I just don't want people to think I am deliberately lazy about certain things. Look around my house; I am a terrible cleaner in my own home. My day isn't complete until I have stepped on cat puke or a half eaten mouse. Just saying. And I like it like that. But my job, especially when I was a student teacher, was the most important thing to me. I didn't want to be like every other half-assed student just attending college because mummy and daddy told me I had to (they didn't, for the record, but I did get my first laptop as incentive). 

Back to it, I just can't sleep. Part of me wonders if I just want to keep myself awake to be miserable. The rest of me disagrees in the fashion of saying that I feel physically ill if I don't get enough sleep. Then I go into that shame and guilt spiral, cry, and fall asleep 10 hours after I meant to. 

I want to just be able to accept my brain and bodily functions (or lack thereof) and fall asleep when I am tired and to hell with the conventions of sleep and wake cycles for everyone else. I'm a goddamned snowflake! But this snowflake can't tell when she is properly full with food, when she is thirsty as opposed to hungry (water is so amazing dude), when she is happy or sad between one second and the next... I'm a mess.

And so is every other snowflake out there. Fuck.

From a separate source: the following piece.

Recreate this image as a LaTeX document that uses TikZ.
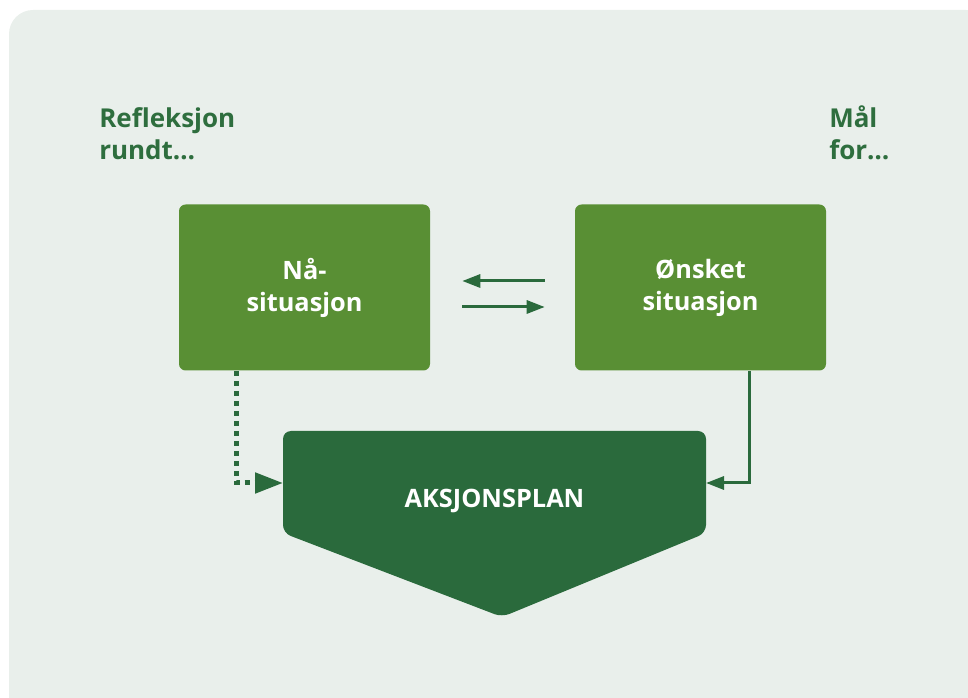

At any rate, I don't sleep well. And I want to be able to do something more about it than just taking pills or forcing myself to cry so I become tired.

n.b.: I have a theory about forcing yourself to cry and trying to force yourself to have an orgasm. In both situations, the harder you try, the less likely it is to happen and the more silly and frustrated you feel. And you won't be able to sleep after either.